West recruits the Sunday Service choir, from his own church that he started this January, for the opening number “Every Hour,” and it sounds just as you might expect from West finding Jesus during one of his manic episodes. It’s the most animated, spirited strain of gospel, and it begins the album with plenty of flair and passion. West’s own voice first appears on “Selah,” named after a Hebrew term that appears throughout the Book of Psalms. While its meaning is disputed, West himself has defined it as, “to look back and reflect upon.” We can hear traces of his bipolarity when he describes reaching heaven’s gates, and, “Keepin’ perfect composure / When I scream at the chauffeur.” In typical egotistical style, he calls out his haters by mentioning that Noah had haters too, and addresses his change in direction, acknowledging, “Everybody wanted ‘Yandhi,’” his scrapped ninth album, but explaining, “Then Jesus Christ did the laundry.” The song begins with ominous organ, and thunderclap bangs punctuate Ye’s rapping as it grows steadily more intense. For the chorus, the choir enters again, repeating “Hallelujah,” first gently, than with full evangelical abandon, and by the end, Ye has become so excited that he’s just screaming, “Wah, woo, wah, woo.”

“Follow Good” is inspired by an argument between West and his father about how to be Christlike. It sounds more like a classic Kanye cut, with Ye at his most masterful flow, although still brimming with spiritual inspiration. There’s prominent sampling of Whole Truth’s 1969 song, “Can You Lose by Following God.” West went so far on his Zane Lowe interview as to claim we feel a little of Jesus’ suffering in our addiction to social media, and that makes it into this song with the line, “I was looking at the ‘Gram and I don’t even like likes” — characteristic Kanye phrasing at its best. “Closed on Sundays” is an awkward moment, with the key line “Closed on Sunday, you’re my Chick-fil-A.” Surely, Ye fancies himself very clever to make the connection between the franchise restaurant still keeping the Christian Sabbath — but what about the “you’re” part? Considering that he goes on to say, “Raise our sons, train them in the faith,” he appears to be describing Kim Kardashian as “closed on Sundays.” He must have truly been powerfully affected by his spiritual awakening, as it seems to have left him with a slowed, slurred speech. He rattles through platitudes about Christian living, until a monotonous pulsating tone enters midway, as if indicating the attainment of a new balance, and West bellows over it with passion. 

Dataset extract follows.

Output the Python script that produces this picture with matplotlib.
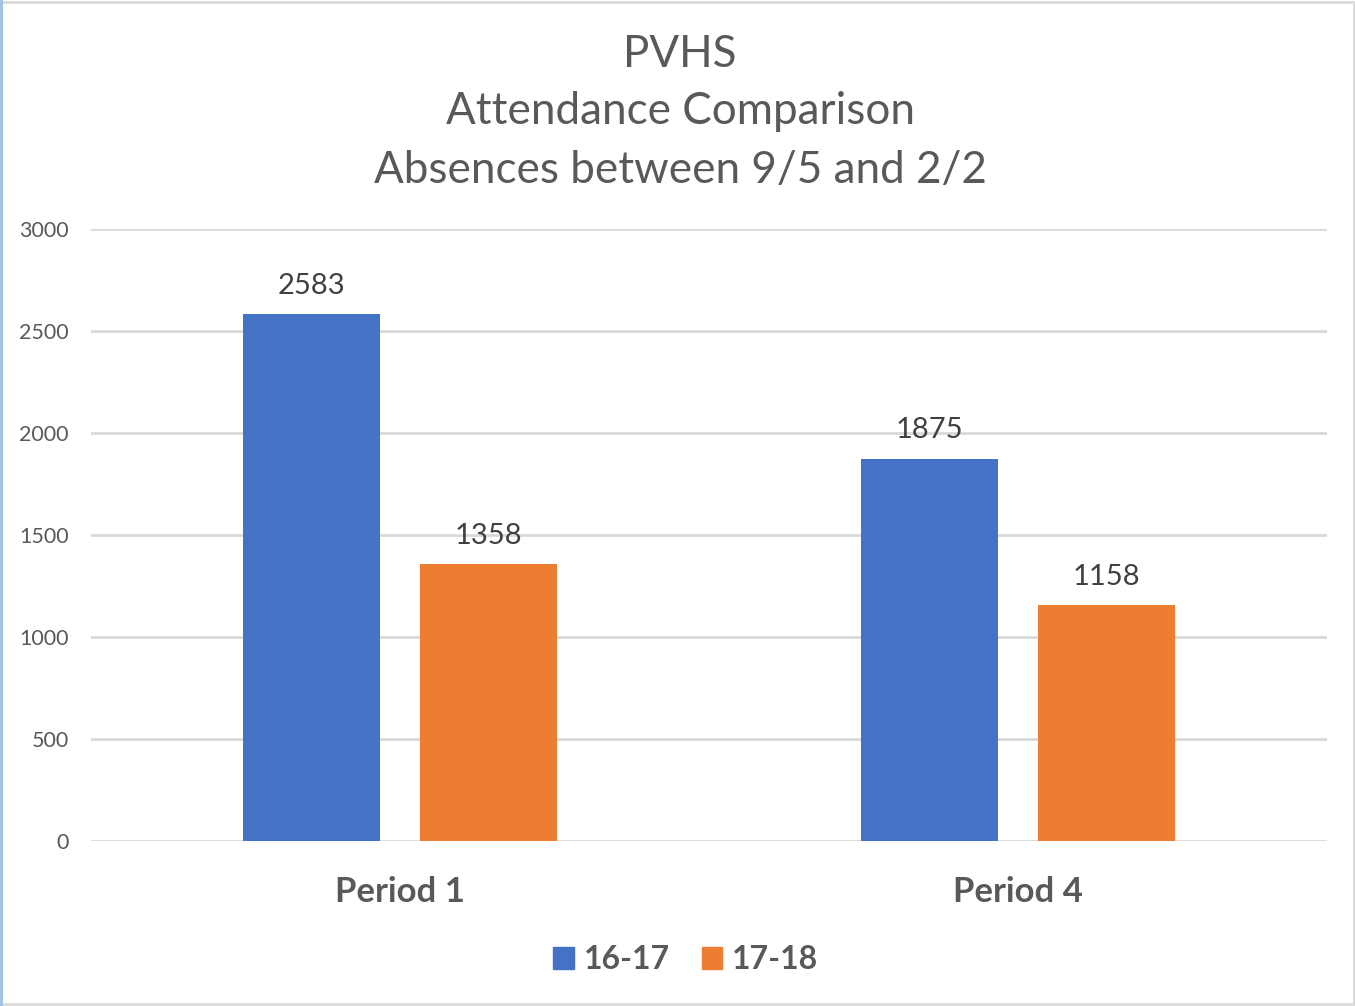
import matplotlib.pyplot as plt
import numpy as np
from matplotlib.patches import Rectangle
from matplotlib.lines import Line2D

# data
categories = ['Period 1', 'Period 4']
series_names = ['16-17', '17-18']
values_1617 = [2583, 1875]
values_1718 = [1358, 1158]
colors = ['#4472C4', '#ED7D31']
yticks = [0, 500, 1000, 1500, 2000, 2500, 3000]

plt.rcParams['font.family'] = ['Lato', 'DejaVu Sans']
text_gray = '#595959'

fig = plt.figure(figsize=(13.55, 10.06), dpi=100)
ax = fig.add_axes([0.0672, 0.164, 0.9122, 0.6083])

x = np.arange(len(categories))
width = 0.222
offset = 0.143
bars1 = ax.bar(x - offset, values_1617, width, color=colors[0], label=series_names[0], zorder=3)
bars2 = ax.bar(x + offset, values_1718, width, color=colors[1], label=series_names[1], zorder=3)

# value labels above bars
for bars in (bars1, bars2):
    for b in bars:
        ax.annotate(f"{int(b.get_height())}", (b.get_x() + b.get_width() / 2, b.get_height()),
                    xytext=(0, 11), textcoords='offset points', ha='center', va='bottom',
                    fontsize=21, color='#404040')

ax.set_xlim(-0.5, 1.5)
ax.set_ylim(0, 3000)
ax.set_yticks(yticks)
ax.set_yticklabels([str(t) for t in yticks], fontsize=15.5, color=text_gray)
ax.set_xticks(x)
ax.set_xticklabels(categories, fontsize=25, fontweight='bold', color=text_gray)
ax.tick_params(axis='both', length=0)
ax.tick_params(axis='y', pad=16)
ax.tick_params(axis='x', pad=25)

ax.grid(axis='y', color='#d9d9d9', linewidth=2, zorder=0)
for s in ax.spines.values():
    s.set_visible(False)

# title
fig.text(0.502, 0.946, 'PVHS', ha='center', va='center', fontsize=31.7, color=text_gray)
fig.text(0.502, 0.889, 'Attendance Comparison', ha='center', va='center', fontsize=31.7, color=text_gray)
fig.text(0.502, 0.831, 'Absences between 9/5 and 2/2', ha='center', va='center', fontsize=31.7, color=text_gray)

# legend
handles = [Rectangle((0, 0), 1, 1, color=c) for c in colors]
leg = fig.legend(handles, series_names, loc='center', bbox_to_anchor=(0.506, 0.046), ncol=2,
                 frameon=False, fontsize=23, handlelength=0.65, handleheight=0.65,
                 handletextpad=0.3, columnspacing=1.0)
for t in leg.get_texts():
    t.set_color(text_gray)
    t.set_fontweight('bold')

# faint frame around the picture, blue-ish left edge
fig.patches.append(Rectangle((0.001, 0.002), 0.998, 0.996, transform=fig.transFigure,
                             fill=False, edgecolor='#d9d9d9', linewidth=2))
fig.lines.append(Line2D([0.001, 0.001], [0, 1], transform=fig.transFigure,
                        color='#9dc3e6', linewidth=2))

fig.savefig('out.png', dpi=100, facecolor='white')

West flows over a swirling, hypnotic beat for “On God,” delivering a litany of uplifting statements, inspiring the likes of single mothers and prisoners doing time. When West claims, “Before the Grammys ever gave a nod / I wore my heart on my sleeve,” you have to give him credit, considering that as a winner of twenty-one Grammys so far, he reached out to former President of the Recording Academy Neil Portnow, tweeting that he considered the institution, “completely off and out of touch.” And then there are priceless lines like, “When I thought the Book of Job was a job.” Ty Dolla $ign & Ant Clemons both join Ye for “Everything We Need,” adopting gospel stylings for a refrain of “We have everything we need (Ooh-ooh, ooh-ooh, oh)” and Ye alludes to Biblical narratives in ways only he could, for example, asking, “What if Eve made apple juice? / You gon’ do what Adam do?”

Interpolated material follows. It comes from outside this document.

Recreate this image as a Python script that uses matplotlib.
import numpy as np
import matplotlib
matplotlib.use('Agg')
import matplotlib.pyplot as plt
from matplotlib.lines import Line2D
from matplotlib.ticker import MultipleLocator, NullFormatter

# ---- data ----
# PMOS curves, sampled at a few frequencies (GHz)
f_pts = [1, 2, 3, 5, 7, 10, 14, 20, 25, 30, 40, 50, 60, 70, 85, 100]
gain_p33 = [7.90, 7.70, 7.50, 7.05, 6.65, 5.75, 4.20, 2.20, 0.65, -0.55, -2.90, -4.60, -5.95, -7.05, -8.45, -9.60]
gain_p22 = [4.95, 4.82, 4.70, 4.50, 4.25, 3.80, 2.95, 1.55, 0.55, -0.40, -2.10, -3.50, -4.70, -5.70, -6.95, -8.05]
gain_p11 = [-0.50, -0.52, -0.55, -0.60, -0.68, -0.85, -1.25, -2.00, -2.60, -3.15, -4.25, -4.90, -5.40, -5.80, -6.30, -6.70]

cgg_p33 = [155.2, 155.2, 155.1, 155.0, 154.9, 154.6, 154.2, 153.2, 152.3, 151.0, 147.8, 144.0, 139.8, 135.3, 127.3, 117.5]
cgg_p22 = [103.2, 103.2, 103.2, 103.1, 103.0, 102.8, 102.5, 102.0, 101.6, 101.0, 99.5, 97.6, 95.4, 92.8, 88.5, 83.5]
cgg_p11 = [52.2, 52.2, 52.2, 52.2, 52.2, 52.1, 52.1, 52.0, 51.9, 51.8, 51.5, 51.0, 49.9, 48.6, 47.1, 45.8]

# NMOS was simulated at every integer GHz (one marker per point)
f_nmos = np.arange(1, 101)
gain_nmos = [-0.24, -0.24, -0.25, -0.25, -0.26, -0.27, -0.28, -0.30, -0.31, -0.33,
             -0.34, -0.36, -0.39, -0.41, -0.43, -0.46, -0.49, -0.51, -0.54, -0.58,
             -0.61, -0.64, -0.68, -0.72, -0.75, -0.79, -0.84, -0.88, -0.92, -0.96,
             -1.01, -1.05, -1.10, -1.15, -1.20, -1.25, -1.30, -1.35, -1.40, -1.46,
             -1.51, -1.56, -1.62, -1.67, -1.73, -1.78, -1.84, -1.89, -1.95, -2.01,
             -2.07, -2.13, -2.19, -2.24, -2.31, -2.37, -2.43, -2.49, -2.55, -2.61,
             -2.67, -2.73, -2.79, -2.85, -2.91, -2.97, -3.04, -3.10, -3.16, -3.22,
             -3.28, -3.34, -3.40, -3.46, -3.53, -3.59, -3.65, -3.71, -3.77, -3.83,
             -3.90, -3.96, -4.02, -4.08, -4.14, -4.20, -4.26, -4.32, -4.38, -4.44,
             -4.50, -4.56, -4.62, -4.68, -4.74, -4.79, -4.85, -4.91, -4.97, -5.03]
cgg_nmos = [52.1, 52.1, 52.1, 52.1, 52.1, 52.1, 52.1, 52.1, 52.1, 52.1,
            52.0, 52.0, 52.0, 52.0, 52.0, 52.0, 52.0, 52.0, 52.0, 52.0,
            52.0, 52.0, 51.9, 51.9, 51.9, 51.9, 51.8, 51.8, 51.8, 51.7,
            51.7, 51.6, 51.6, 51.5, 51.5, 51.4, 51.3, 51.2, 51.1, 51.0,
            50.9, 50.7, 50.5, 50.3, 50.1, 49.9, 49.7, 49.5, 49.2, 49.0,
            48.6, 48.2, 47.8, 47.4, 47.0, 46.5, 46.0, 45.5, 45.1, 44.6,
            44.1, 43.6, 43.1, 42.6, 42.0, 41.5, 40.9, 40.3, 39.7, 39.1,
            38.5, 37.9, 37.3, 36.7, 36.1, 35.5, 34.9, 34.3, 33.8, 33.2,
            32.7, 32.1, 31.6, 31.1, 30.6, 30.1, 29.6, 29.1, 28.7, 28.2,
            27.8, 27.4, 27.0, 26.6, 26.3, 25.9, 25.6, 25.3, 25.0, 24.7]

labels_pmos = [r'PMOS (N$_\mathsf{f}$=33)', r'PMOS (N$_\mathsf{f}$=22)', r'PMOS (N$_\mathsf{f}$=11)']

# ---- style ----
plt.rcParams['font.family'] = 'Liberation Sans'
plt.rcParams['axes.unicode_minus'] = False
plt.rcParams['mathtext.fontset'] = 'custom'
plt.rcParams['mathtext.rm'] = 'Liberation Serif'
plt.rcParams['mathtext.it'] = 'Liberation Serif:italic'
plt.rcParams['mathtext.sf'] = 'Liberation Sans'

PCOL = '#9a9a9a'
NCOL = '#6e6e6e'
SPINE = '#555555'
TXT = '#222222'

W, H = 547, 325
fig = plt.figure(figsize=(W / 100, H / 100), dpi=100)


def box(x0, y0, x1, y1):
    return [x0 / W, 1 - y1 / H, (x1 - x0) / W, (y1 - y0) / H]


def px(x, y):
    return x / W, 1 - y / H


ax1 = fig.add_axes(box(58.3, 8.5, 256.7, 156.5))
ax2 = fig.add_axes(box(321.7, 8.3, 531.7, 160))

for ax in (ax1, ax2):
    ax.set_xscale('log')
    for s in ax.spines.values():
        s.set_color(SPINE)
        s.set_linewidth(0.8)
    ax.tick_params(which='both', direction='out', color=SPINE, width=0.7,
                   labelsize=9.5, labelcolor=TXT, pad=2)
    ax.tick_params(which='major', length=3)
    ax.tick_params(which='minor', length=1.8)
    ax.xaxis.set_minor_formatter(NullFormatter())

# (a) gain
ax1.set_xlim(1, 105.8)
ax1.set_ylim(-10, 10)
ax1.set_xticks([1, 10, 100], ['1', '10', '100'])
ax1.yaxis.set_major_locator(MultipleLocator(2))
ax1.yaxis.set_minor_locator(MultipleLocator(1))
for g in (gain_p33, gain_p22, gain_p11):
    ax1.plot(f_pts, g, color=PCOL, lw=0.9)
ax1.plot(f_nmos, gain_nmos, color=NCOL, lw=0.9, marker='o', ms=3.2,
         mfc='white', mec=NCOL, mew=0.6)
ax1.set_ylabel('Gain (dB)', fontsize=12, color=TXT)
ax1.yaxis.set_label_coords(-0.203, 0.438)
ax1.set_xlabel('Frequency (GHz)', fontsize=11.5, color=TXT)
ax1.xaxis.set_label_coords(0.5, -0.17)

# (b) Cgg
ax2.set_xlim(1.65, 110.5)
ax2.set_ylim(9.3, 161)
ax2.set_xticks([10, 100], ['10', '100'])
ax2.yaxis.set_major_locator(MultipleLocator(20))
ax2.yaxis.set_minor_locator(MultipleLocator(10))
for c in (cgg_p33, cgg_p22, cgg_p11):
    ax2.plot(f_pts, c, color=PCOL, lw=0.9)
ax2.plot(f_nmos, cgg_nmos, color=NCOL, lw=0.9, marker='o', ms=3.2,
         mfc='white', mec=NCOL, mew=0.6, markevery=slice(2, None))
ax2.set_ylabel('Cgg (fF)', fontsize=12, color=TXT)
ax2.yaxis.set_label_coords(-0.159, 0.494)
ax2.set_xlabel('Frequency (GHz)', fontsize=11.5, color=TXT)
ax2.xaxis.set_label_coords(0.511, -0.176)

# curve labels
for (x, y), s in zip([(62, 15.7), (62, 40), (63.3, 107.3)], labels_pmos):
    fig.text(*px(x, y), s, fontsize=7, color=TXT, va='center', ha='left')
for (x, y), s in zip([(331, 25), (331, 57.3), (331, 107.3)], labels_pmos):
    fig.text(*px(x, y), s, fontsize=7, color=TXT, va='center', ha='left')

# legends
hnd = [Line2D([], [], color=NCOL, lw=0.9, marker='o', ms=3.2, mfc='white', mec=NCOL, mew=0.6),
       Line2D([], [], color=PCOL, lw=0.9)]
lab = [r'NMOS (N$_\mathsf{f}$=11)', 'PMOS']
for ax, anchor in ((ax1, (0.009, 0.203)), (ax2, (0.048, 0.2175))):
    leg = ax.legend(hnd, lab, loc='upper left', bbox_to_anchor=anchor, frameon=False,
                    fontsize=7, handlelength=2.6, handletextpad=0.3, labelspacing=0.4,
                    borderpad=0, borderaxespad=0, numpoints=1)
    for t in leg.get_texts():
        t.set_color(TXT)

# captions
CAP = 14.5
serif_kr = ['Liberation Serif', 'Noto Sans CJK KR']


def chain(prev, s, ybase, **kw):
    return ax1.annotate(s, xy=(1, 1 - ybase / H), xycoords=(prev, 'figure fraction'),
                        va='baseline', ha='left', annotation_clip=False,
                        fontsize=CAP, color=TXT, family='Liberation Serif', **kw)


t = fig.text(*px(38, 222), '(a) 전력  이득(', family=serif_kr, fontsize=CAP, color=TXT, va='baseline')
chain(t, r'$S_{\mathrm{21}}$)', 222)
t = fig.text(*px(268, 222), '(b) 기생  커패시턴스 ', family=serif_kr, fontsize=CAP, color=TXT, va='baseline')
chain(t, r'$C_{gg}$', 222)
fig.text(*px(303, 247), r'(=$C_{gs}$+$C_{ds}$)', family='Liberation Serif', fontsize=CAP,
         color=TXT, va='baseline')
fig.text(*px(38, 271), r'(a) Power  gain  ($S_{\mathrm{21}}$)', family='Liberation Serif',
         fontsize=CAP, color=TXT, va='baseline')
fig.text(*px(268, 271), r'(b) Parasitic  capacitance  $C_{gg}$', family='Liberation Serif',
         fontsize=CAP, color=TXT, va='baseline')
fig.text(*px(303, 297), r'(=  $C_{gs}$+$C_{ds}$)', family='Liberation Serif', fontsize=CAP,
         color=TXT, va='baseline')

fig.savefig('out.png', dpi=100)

“Water” is a light, funky cut, again featuring Clemons. The central motif is water as a symbol of purity, and the song features some of the most direct prayer-like language on the album, with West rapping, “Jesus, heal the bruises / Jesus, clean the music / Jesus, please use us.” The use of water in baptism recalls themes from last year’s “Reborn” from West’s Kid Cudi collaborative album “Kids See Ghosts.” Then comes “God Is,” essentially a pure gospel track, lifted from a Sunday service session in Salt Lake City, Utah. “Hands On” is one of West’s more abstract, minimal, deconstructed productions. He finds somewhat clever ways to describe his change in philosophy, dropping lines like “Told the devil that I’m going on a strike.” West has received some backlash from the Christian community, some members of which wish to distance themselves from figures as eccentric and controversial as him. He addresses this here, asking, “What have you been hearin’ from the Christians?” and acknowledging, “They’ll be the first one to judge me.” Gospel singer Fred Hammond makes an appearance, offering an especially inventive take on gospel stylings, and making for one of the album’s most sonically adventurous tracks. 

“Use This Gospel” is a reimagination of  scrapped “Yandhi” track, “Chakras (Law of Attraction),” featuring the recently reunited duo of Pusha T and No Malice, Clipse. West originally didn’t even plan to rap on this album, having explained, “ I didn’t know how to rap for God,” at which point No Malice led the way, proming, “‘I’ma write you a rap for this.” West sticks to relatively tradition prayer language like “We call on your blessings / In the Father, we put our faith,” and No Malice adds some more poetic lines like “From the concrete grew a rose / They give you Wraith talk, I give you faith talk.” Perhaps the single oddest detail about this already peculiar album is this song’s other featured artist — ‘90s smooth jazz sensation Kenny G. He sounds, well, exactly like Kenny G, and plays with a passion that fits the spiritual focus of the track. At any rate, his inclusion makes the track highly original. Finally, West brings the album to an end with a forty-nine second closer, on which he repeatedly affirms, “Jesus is Lord” over triumphant instrumentation.  

Where we go from here, there’s no telling. Will West go on to perform miracles, conduct seances, walk over water in shoes he designed himself? Only time will tell. One thing for sure, however, is that he is in a positive place, and as creatively inspired as ever. “Jesus Is King” runs a bit like a confluence of the styles in which West has dabbled in over the years. There are the soul-sampling beats that became his signature in the early days. There’s a bit of the madcap eccentricity that characterized last year’s releases. There’s the same big mouth and brash personality, just flipped, with West now focusing his energy on proclaiming the gospel — full blast. And then, there’s the sheer absurdity of the project at large, making it quintessentially a Kanye West album. 

Jesus Is King” is available Oct. 25 on Apple Music.